The deal Congress passed to avert the fiscal cliff delays for two months the severe budget cuts of sequestration — the previously considered unthinkable cuts that lawmakers placed on themselves if the two parties could not come to a budget agreement.

Under sequestration, Defense Department budgets would be cut by about 9.4 percent, and domestic agency budgets by roughly 8.2 percent. Military personnel and the Department of Veterans Affairs are exempt.

The House on Tuesday also passed a bill Tuesday to extend the pay freeze for federal workers through the remainder of fiscal 2013, a bill that now goes to the Senate. Rep. Michael Fitzpatrick (R-Pa.), who introduced the new bill, said it was aimed to counter President Obama’s executive order ending the pay freeze and initiating a 0.5 percent across-the-board pay increase on March 27, when the current continuing resolution expires. Not surprisingly, David Cox, president of the American Federation of Government Employees, called Fitzpatrick’s bill a “cheap political ploy,” according to Federal News Radio.

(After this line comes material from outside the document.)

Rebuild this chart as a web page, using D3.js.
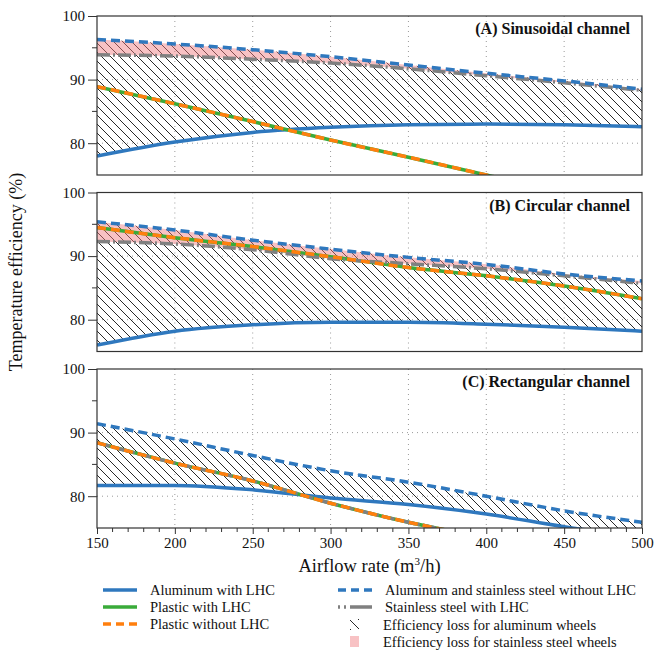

So the political wrangling continues and federal employees continue to work under intense uncertainty about their economic future. Brittany Ballenstedt at NextGov.com asserts that that uncertainty could scare off IT workers, who face a relatively more stable future in the private sector. The same could be said for workers in any of the government agencies, though IT workers potentially have more private-sector job opportunities.

Looming cuts have been hanging over federal government workers for some time now, and no doubt have played into the number of federal workers taking retirement. Governments at all levels have been among the employers most prolific in shedding workers over the past year or so.

The difficulty could come in wooing new, young workers to federal government jobs. In its corner, though, it still offers some unique opportunities that it should play up, including working for its space agency, intelligence community, in cybersecurity and other made-for-TV roles.